I hear the beeping again, somewhere close by. My thoughts of the incomparable Sugar Ray Leonard begin to break apart, becoming jumbled to the point of not making sense at all. White noise. The haze reaches out and pulls me back, pulling me farther away from the pain but also farther away from everything else. Everything I've been working so hard to reach.
~ ~ ~
"Hi, it's me, Emily."
The words drift over me, and I can immediately sense the warmth in the stranger's voice. I can also feel her hand in mine. She squeezes gently, relaxes, squeezes again. She's sitting beside me, smiling. She's holding a sheet of copy paper up for me to see. The date - June 19 - has been written neatly on it with a black magic marker. It takes up the whole page. She holds it there, in front of me, for what seems like days.
"It's me," she repeats. "Emily. Emily Schuler. Today is June 19th."
Emily who? The name doesn't register. She's an attractive woman, older than me, maybe mid-thirties. Brunette. Pretty in a plain, country sort of way. What is she doing her with me? Where is here? I look around - there's an IV pole beside the bed opposite of her, and the pole is surrounded by a cluster of medical machines. Tubes and lines run everywhere. There's a TV mounted on the wall, and beside it a large round clock. It reads 2:43.
"It's me, Emily Schuler. Today is June 19th."
Why is she repeating herself? I start to ask her this, but I can't make a sound no matter how hard I try. The words won't move from my brain to my mouth.
"Today is June 19th."
She stands up, walks over to the wall with the TV and tapes the copy paper beside it. June 19th. I read it and she repeats it yet again. I'm in a hospital room, in a hospital bed, hooked up to who knows what, and then it hits me and all comes flooding back. The cocaine. My heart. The seizures.
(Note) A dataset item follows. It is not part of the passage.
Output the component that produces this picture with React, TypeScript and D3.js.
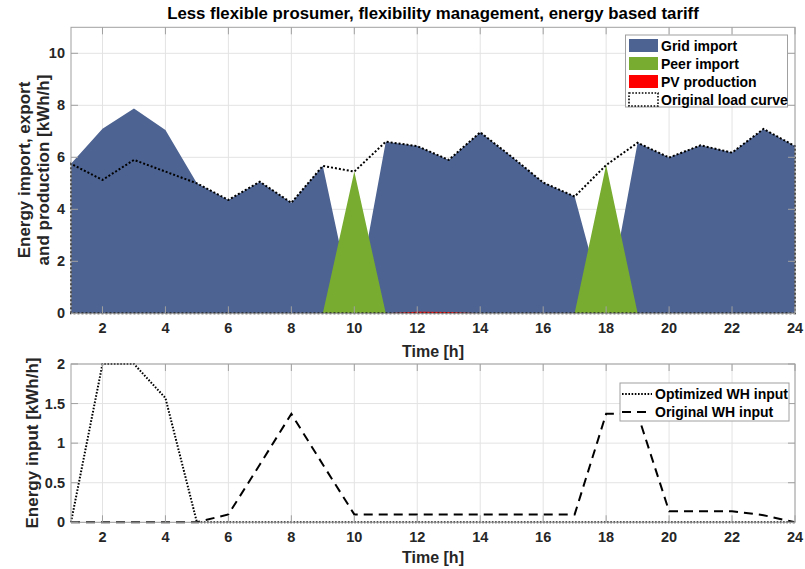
import React from "react";
import * as d3 from "d3";

const hours = d3.range(1, 25);
const gridImport = [5.75, 7.1, 7.88, 7.05, 5.0, 4.36, 5.06, 4.25, 5.67, 0, 6.6, 6.43, 5.9, 6.96, 6.02, 5.03, 4.49, 0, 6.56, 5.99, 6.46, 6.18, 7.09, 6.43];
const peerImport = [0, 0, 0, 0, 0, 0, 0, 0, 0, 5.45, 0, 0, 0, 0, 0, 0, 0, 5.7, 0, 0, 0, 0, 0, 0];
const pvProduction = [0, 0, 0, 0, 0, 0, 0, 0, 0, 0, 0, 0.06, 0.05, 0, 0, 0, 0, 0, 0, 0, 0, 0, 0, 0];
const originalLoad = [5.75, 5.13, 5.9, 5.45, 5.0, 4.36, 5.06, 4.25, 5.67, 5.45, 6.6, 6.43, 5.9, 6.96, 6.02, 5.03, 4.49, 5.7, 6.56, 5.99, 6.46, 6.18, 7.09, 6.43];
const optimizedWH = [0, 2, 2, 1.57, 0, 0, 0, 0, 0, 0, 0, 0, 0, 0, 0, 0, 0, 0, 0, 0, 0, 0, 0, 0];
const originalWH = [0, 0, 0, 0, 0, 0.1, 0.73, 1.37, 0.73, 0.1, 0.1, 0.1, 0.1, 0.1, 0.1, 0.1, 0.1, 1.37, 1.37, 0.14, 0.14, 0.14, 0.09, 0];

const xTicks = d3.range(2, 25, 2);
const topYTicks = [0, 2, 4, 6, 8, 10];
const botYTicks = [0, 0.5, 1, 1.5, 2];
const topLegend = ["Grid import", "Peer import", "PV production", "Original load curve"];
const botLegend = ["Optimized WH input", "Original WH input"];

const BLUE = "#4d6391";
const GREEN = "#77ac30";
const RED = "#ff0000";
const FONT = "'Liberation Sans', Arial, Helvetica, sans-serif";
const AXIS = "#262626";
const BOX = "#a0a0a0";
const GRID = "#e3e3e3";

const L = 71, R = 795;

export default function App() {
  const x = d3.scaleLinear().domain([1, 24]).range([L, R]);
  const yT = d3.scaleLinear().domain([0, 11]).range([313.3, 27.3]);
  const yB = d3.scaleLinear().domain([0, 2]).range([522.3, 364]);

  const area = (vals: number[]) =>
    d3.area<number>().x((_, i) => x(hours[i])).y0(yT(0)).y1((d) => yT(d))(vals) as string;
  const loadOutline =
    "M" + x(1) + "," + yT(0) + "L" +
    originalLoad.map((d, i) => x(hours[i]) + "," + yT(d)).join("L") +
    "L" + x(24) + "," + yT(0) + "Z";
  const lineB = (vals: number[]) =>
    d3.line<number>().x((_, i) => x(hours[i])).y((d) => yB(d))(vals) as string;

  const axesFrame = (y: d3.ScaleLinear<number, number>, yTicks: number[]) => (
    <g>
      {xTicks.map((t) => (
        <line key={"gx" + t} x1={x(t)} x2={x(t)} y1={y.range()[0]} y2={y.range()[1]} stroke={GRID} strokeWidth={1} />
      ))}
      {yTicks.map((t) => (
        <line key={"gy" + t} x1={L} x2={R} y1={y(t)} y2={y(t)} stroke={GRID} strokeWidth={1} />
      ))}
    </g>
  );

  const axesOver = (y: d3.ScaleLinear<number, number>, yTicks: number[], fmt: (v: number) => string) => {
    const [y0, y1] = y.range();
    return (
      <g>
        <rect x={L} y={y1} width={R - L} height={y0 - y1} fill="none" stroke={BOX} strokeWidth={1} />
        {xTicks.map((t) => (
          <g key={"tx" + t}>
            <line x1={x(t)} x2={x(t)} y1={y0} y2={y0 - 7} stroke={BOX} />
            <line x1={x(t)} x2={x(t)} y1={y1} y2={y1 + 7} stroke={BOX} />
            <text x={x(t)} y={y0 + 20} textAnchor="middle" fontSize={14.5} fontWeight="bold" fill={AXIS} fontFamily={FONT}>
              {t}
            </text>
          </g>
        ))}
        {yTicks.map((t) => (
          <g key={"ty" + t}>
            <line x1={L} x2={L + 7} y1={y(t)} y2={y(t)} stroke={BOX} />
            <line x1={R} x2={R - 7} y1={y(t)} y2={y(t)} stroke={BOX} />
            <text x={L - 6} y={y(t) + 5} textAnchor="end" fontSize={14.5} fontWeight="bold" fill={AXIS} fontFamily={FONT}>
              {fmt(t)}
            </text>
          </g>
        ))}
      </g>
    );
  };

  return (
    <svg width={805} height={569} style={{ position: "absolute", left: 0, top: 0, background: "#fff" }} fontFamily={FONT}>
      <rect width={805} height={569} fill="#fff" />
      {/* Top chart */}
      {axesFrame(yT, topYTicks)}
      <path d={area(gridImport)} fill={BLUE} />
      <path d={area(peerImport)} fill={GREEN} />
      <path d={area(pvProduction)} fill={RED} />
      <path d={loadOutline} fill="none" stroke="#000" strokeWidth={2} strokeDasharray="2 2" />
      {axesOver(yT, topYTicks, String)}
      <text x={433} y={19} textAnchor="middle" fontSize={16.8} fontWeight="bold" fill="#000">
        Less flexible prosumer, flexibility management, energy based tariff
      </text>
      <text x={433} y={357} textAnchor="middle" fontSize={16} fontWeight="bold" fill={AXIS}>
        Time [h]
      </text>
      <text transform={`translate(30,170) rotate(-90)`} textAnchor="middle" fontSize={17} fontWeight="bold" fill={AXIS}>
        Energy import, export
      </text>
      <text transform={`translate(49,170) rotate(-90)`} textAnchor="middle" fontSize={17} fontWeight="bold" fill={AXIS}>
        and production [kWh/h]
      </text>
      {/* Top legend */}
      <g>
        <rect x={625.5} y={35} width={162} height={72} fill="#fff" stroke={BOX} strokeWidth={1} />
        {topLegend.map((lab, i) => {
          const cy = 45.5 + i * 18;
          const col = [BLUE, GREEN, RED, "none"][i];
          return (
            <g key={lab}>
              <rect
                x={629}
                y={cy - 6.5}
                width={29}
                height={13}
                fill={col}
                stroke={i === 3 ? "#000" : "none"}
                strokeWidth={i === 3 ? 1.6 : 0}
                strokeDasharray={i === 3 ? "1.6 1.6" : undefined}
              />
              <text x={661} y={cy + 5} fontSize={14} fontWeight="bold" fill="#000">
                {lab}
              </text>
            </g>
          );
        })}
      </g>

      {/* Bottom chart */}
      {axesFrame(yB, botYTicks)}
      <path d={lineB(originalWH)} fill="none" stroke="#000" strokeWidth={2} strokeDasharray="9 6" />
      <path d={lineB(optimizedWH)} fill="none" stroke="#000" strokeWidth={2} strokeDasharray="1.6 1.6" />
      {axesOver(yB, botYTicks, (v: number) => String(v))}
      <text x={433} y={563} textAnchor="middle" fontSize={16} fontWeight="bold" fill={AXIS}>
        Time [h]
      </text>
      <text transform={`translate(38,443) rotate(-90)`} textAnchor="middle" fontSize={17} fontWeight="bold" fill={AXIS}>
        Energy input [kWh/h]
      </text>
      <g>
        <rect x={620} y={383} width={169} height={38} fill="#fff" stroke={BOX} strokeWidth={1} />
        {botLegend.map((lab, i) => {
          const cy = 394 + i * 18;
          return (
            <g key={lab}>
              <line
                x1={622}
                x2={652}
                y1={cy}
                y2={cy}
                stroke="#000"
                strokeWidth={2}
                strokeDasharray={i === 0 ? "1.6 1.6" : "9 6"}
              />
              <text x={655} y={cy + 5} fontSize={14} fontWeight="bold" fill="#000">
                {lab}
              </text>
            </g>
          );
        })}
      </g>
    </svg>
  );
}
I'd overdosed on all that cocaine and collapsed on my dorm room bed, and Trib had dialed 911. That's the last thing I remember. The ambulance ride to Leland Memorial Hospital is a complete blank, as is everything that has happened to me until now. Wait, that's not exactly right - I remember dreaming about a floating hunk of earth, and on it the woman with the red hair and magic powers. The dream seemed so real. It had been vivid and intense, and it had scared me to the core of my being.
"The doctors say that you're really making progress. Your pressures are way down - and that's a good thing. That's all they've talked about since you've been here."
A nurse walks in, making small talk with Emily while working on me and writing things onto a legal-sized tablet. She introduces herself to me as Jennifer. She points to the wall and tells me that today is June 19th. June 19th! She inspects the IV pole, punching buttons on the small box to stop it from beeping. Time for another bag of nutrients. She points something into my ear and pulls the trigger. It beeps, and she writes down my temperature. She checks my blood pressure. She checks the tubes taped to my arms. She writes some more. I'm unable to speak, unable to move, a helpless participant who can only move his eyes and nothing more.
"Have you been keeping up with your journal?" the nurse asks.
"Yes," Emily replies. "Every day."
"Good. That's going to be helpful for you both."
The door opens, and a tall, slender man strolls in. White coat over his suit jacket. Stethoscope around his neck. He's wearing wire-rimmed glasses and looks as if he doesn't have a care in the world.
"Hi, how's he doing?"
"Okay," the nurse replies. "Vitals are all in acceptable ranges. He's at eight on the Glasgow, up two from Dr. Ghajar's previous assessment."
"So, has he moved spontaneously at all?"
"He pulls away from painful stimulus, but there's still no localizing response to pain."